* Exercise requirements:
Copy out the listing that follows, exactly, without its pictures.

* Collected material:
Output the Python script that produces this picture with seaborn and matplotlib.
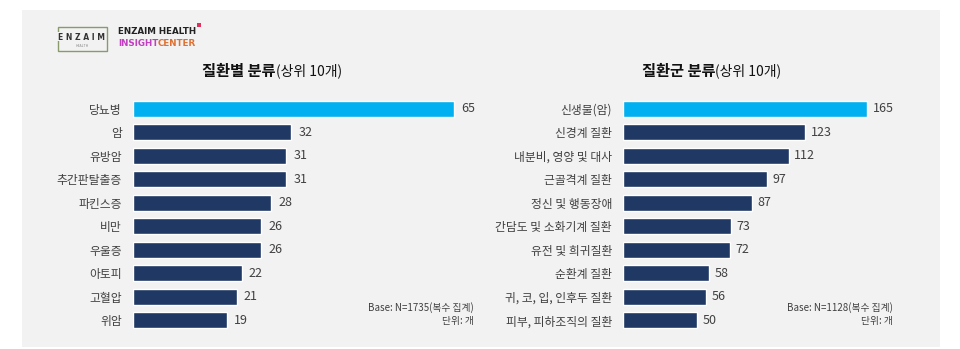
import matplotlib
matplotlib.use("Agg")
import matplotlib.pyplot as plt
import seaborn as sns
import pandas as pd
from matplotlib.patches import Rectangle

sns.set_theme(style="white")
plt.rcParams['font.family'] = ['Noto Sans CJK KR', 'DejaVu Sans']

left_cats = ["당뇨병", "암", "유방암", "추간판탈출증", "파킨스증", "비만", "우울증", "아토피", "고혈압", "위암"]
left_vals = [65, 32, 31, 31, 28, 26, 26, 22, 21, 19]
right_cats = ["신생물(암)", "신경계 질환", "내분비, 영양 및 대사", "근골격계 질환", "정신 및 행동장애",
              "간담도 및 소화기계 질환", "유전 및 희귀질환", "순환계 질환", "귀, 코, 입, 인후두 질환", "피부, 피하조직의 질환"]
right_vals = [165, 123, 112, 97, 87, 73, 72, 58, 56, 50]

left_title_bold, left_title_rest = "질환별 분류", "(상위 10개)"
right_title_bold, right_title_rest = "질환군 분류", "(상위 10개)"
left_note = ["Base: N=1735(복수 집계)", "단위: 개"]
right_note = ["Base: N=1128(복수 집계)", "단위: 개"]

HL = "#00b0f0"
NAVY = "#1f3864"
TXT = "#404040"

W, H = 960, 349
fig = plt.figure(figsize=(9.6, 3.49), dpi=100, facecolor="white")

# gray panel
fig.patches.append(Rectangle((22 / W, 1 - 347 / H), (940 - 22) / W, (347 - 10) / H,
                             transform=fig.transFigure, facecolor="#f2f2f2", edgecolor="none", zorder=-10))

def px_axes(x0, y0, x1, y1):
    return fig.add_axes([x0 / W, 1 - y1 / H, (x1 - x0) / W, (y1 - y0) / H])

def draw(ax, cats, vals, xmax):
    df = pd.DataFrame({"cat": cats, "val": vals})
    pal = [HL] + [NAVY] * (len(cats) - 1)
    sns.barplot(data=df, y="cat", x="val", hue="cat", palette=pal, legend=False,
                orient="h", width=0.66, ax=ax, saturation=1)
    ax.set_xlim(0, xmax)
    ax.set_ylim(len(cats) - 0.5, -0.5)
    ax.patch.set_visible(False)
    for s in ax.spines.values():
        s.set_visible(False)
    ax.set_xticks([])
    ax.set_xlabel("")
    ax.set_ylabel("")
    ax.tick_params(axis="y", length=0, pad=8, labelsize=8.5, labelcolor=TXT)
    for i, v in enumerate(vals):
        ax.text(v + xmax * 0.02, i, str(v), va="center", ha="left", fontsize=9, color=TXT)

top, bot = 97, 332
axL = px_axes(133, top, 133 + 360, bot)
draw(axL, left_cats, left_vals, 360 / 4.94)
axR = px_axes(623, top, 623 + 280, bot)
draw(axR, right_cats, right_vals, 280 / 1.48)

def title(xc, bold, rest):
    fig.text(xc / W, 1 - 71 / H, bold, ha="right", va="center", fontsize=11,
             fontweight="bold", color="#111111")
    fig.text(xc / W, 1 - 71 / H, rest, ha="left", va="center", fontsize=10, color="#111111")

title(276, left_title_bold, left_title_rest)
title(715, right_title_bold, right_title_rest)

def note(xr, lines):
    fig.text(xr / W, 1 - 308 / H, lines[0], ha="right", va="center", fontsize=7, color=TXT)
    fig.text(xr / W, 1 - 321 / H, lines[1], ha="right", va="center", fontsize=7, color=TXT)

note(474, left_note)
note(893, right_note)

# logo
fig.patches.append(Rectangle((58 / W, 1 - 51 / H), (107 - 58) / W, (51 - 27) / H,
                             transform=fig.transFigure, facecolor="none", edgecolor="#8a9a6a",
                             linewidth=1.0, zorder=2))
fig.patches.append(Rectangle((56 / W, 1 - 41 / H), 5 / W, 9 / H,
                             transform=fig.transFigure, facecolor="#f2f2f2", edgecolor="none", zorder=3))
fig.text(82 / W, 1 - 38 / H, "E N Z A I M", ha="center", va="center", fontsize=5.5,
         fontweight="bold", color="#333333", zorder=4, family=["DejaVu Sans"])
fig.text(82 / W, 1 - 46 / H, "HEALTH", ha="center", va="center", fontsize=2.5, color="#888888")
fig.text(118 / W, 1 - 32 / H, "ENZAIM HEALTH", ha="left", va="center", fontsize=6.3,
         fontweight="bold", color="#222222", family=["DejaVu Sans"])
fig.text(118 / W, 1 - 43 / H, "INSIGHT", ha="left", va="center", fontsize=6.3,
         fontweight="bold", color="#c040c0", family=["DejaVu Sans"])
fig.text(158 / W, 1 - 43 / H, "CENTER", ha="left", va="center", fontsize=6.3,
         fontweight="bold", color="#e07030", family=["DejaVu Sans"])
fig.patches.append(Rectangle((197 / W, 1 - 27 / H), 4 / W, 4 / H,
                             transform=fig.transFigure, facecolor="#e03060", edgecolor="none", zorder=2))

fig.savefig("out.png", dpi=100, facecolor="white")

* Answer to this task:
Output the Python script that produces this picture with seaborn and matplotlib.
import matplotlib
matplotlib.use("Agg")
import matplotlib.pyplot as plt
import seaborn as sns
import pandas as pd
from matplotlib.patches import Rectangle

sns.set_theme(style="white")
plt.rcParams['font.family'] = ['Noto Sans CJK KR', 'DejaVu Sans']

left_cats = ["당뇨병", "암", "유방암", "추간판탈출증", "파킨스증", "비만", "우울증", "아토피", "고혈압", "위암"]
left_vals = [65, 32, 31, 31, 28, 26, 26, 22, 21, 19]
right_cats = ["신생물(암)", "신경계 질환", "내분비, 영양 및 대사", "근골격계 질환", "정신 및 행동장애",
              "간담도 및 소화기계 질환", "유전 및 희귀질환", "순환계 질환", "귀, 코, 입, 인후두 질환", "피부, 피하조직의 질환"]
right_vals = [165, 123, 112, 97, 87, 73, 72, 58, 56, 50]

left_title_bold, left_title_rest = "질환별 분류", "(상위 10개)"
right_title_bold, right_title_rest = "질환군 분류", "(상위 10개)"
left_note = ["Base: N=1735(복수 집계)", "단위: 개"]
right_note = ["Base: N=1128(복수 집계)", "단위: 개"]

HL = "#00b0f0"
NAVY = "#1f3864"
TXT = "#404040"

W, H = 960, 349
fig = plt.figure(figsize=(9.6, 3.49), dpi=100, facecolor="white")

# gray panel
fig.patches.append(Rectangle((22 / W, 1 - 347 / H), (940 - 22) / W, (347 - 10) / H,
                             transform=fig.transFigure, facecolor="#f2f2f2", edgecolor="none", zorder=-10))

def px_axes(x0, y0, x1, y1):
    return fig.add_axes([x0 / W, 1 - y1 / H, (x1 - x0) / W, (y1 - y0) / H])

def draw(ax, cats, vals, xmax):
    df = pd.DataFrame({"cat": cats, "val": vals})
    pal = [HL] + [NAVY] * (len(cats) - 1)
    sns.barplot(data=df, y="cat", x="val", hue="cat", palette=pal, legend=False,
                orient="h", width=0.66, ax=ax, saturation=1)
    ax.set_xlim(0, xmax)
    ax.set_ylim(len(cats) - 0.5, -0.5)
    ax.patch.set_visible(False)
    for s in ax.spines.values():
        s.set_visible(False)
    ax.set_xticks([])
    ax.set_xlabel("")
    ax.set_ylabel("")
    ax.tick_params(axis="y", length=0, pad=8, labelsize=8.5, labelcolor=TXT)
    for i, v in enumerate(vals):
        ax.text(v + xmax * 0.02, i, str(v), va="center", ha="left", fontsize=9, color=TXT)

top, bot = 97, 332
axL = px_axes(133, top, 133 + 360, bot)
draw(axL, left_cats, left_vals, 360 / 4.94)
axR = px_axes(623, top, 623 + 280, bot)
draw(axR, right_cats, right_vals, 280 / 1.48)

def title(xc, bold, rest):
    fig.text(xc / W, 1 - 71 / H, bold, ha="right", va="center", fontsize=11,
             fontweight="bold", color="#111111")
    fig.text(xc / W, 1 - 71 / H, rest, ha="left", va="center", fontsize=10, color="#111111")

title(276, left_title_bold, left_title_rest)
title(715, right_title_bold, right_title_rest)

def note(xr, lines):
    fig.text(xr / W, 1 - 308 / H, lines[0], ha="right", va="center", fontsize=7, color=TXT)
    fig.text(xr / W, 1 - 321 / H, lines[1], ha="right", va="center", fontsize=7, color=TXT)

note(474, left_note)
note(893, right_note)

# logo
fig.patches.append(Rectangle((58 / W, 1 - 51 / H), (107 - 58) / W, (51 - 27) / H,
                             transform=fig.transFigure, facecolor="none", edgecolor="#8a9a6a",
                             linewidth=1.0, zorder=2))
fig.patches.append(Rectangle((56 / W, 1 - 41 / H), 5 / W, 9 / H,
                             transform=fig.transFigure, facecolor="#f2f2f2", edgecolor="none", zorder=3))
fig.text(82 / W, 1 - 38 / H, "E N Z A I M", ha="center", va="center", fontsize=5.5,
         fontweight="bold", color="#333333", zorder=4, family=["DejaVu Sans"])
fig.text(82 / W, 1 - 46 / H, "HEALTH", ha="center", va="center", fontsize=2.5, color="#888888")
fig.text(118 / W, 1 - 32 / H, "ENZAIM HEALTH", ha="left", va="center", fontsize=6.3,
         fontweight="bold", color="#222222", family=["DejaVu Sans"])
fig.text(118 / W, 1 - 43 / H, "INSIGHT", ha="left", va="center", fontsize=6.3,
         fontweight="bold", color="#c040c0", family=["DejaVu Sans"])
fig.text(158 / W, 1 - 43 / H, "CENTER", ha="left", va="center", fontsize=6.3,
         fontweight="bold", color="#e07030", family=["DejaVu Sans"])
fig.patches.append(Rectangle((197 / W, 1 - 27 / H), 4 / W, 4 / H,
                             transform=fig.transFigure, facecolor="#e03060", edgecolor="none", zorder=2))

fig.savefig("out.png", dpi=100, facecolor="white")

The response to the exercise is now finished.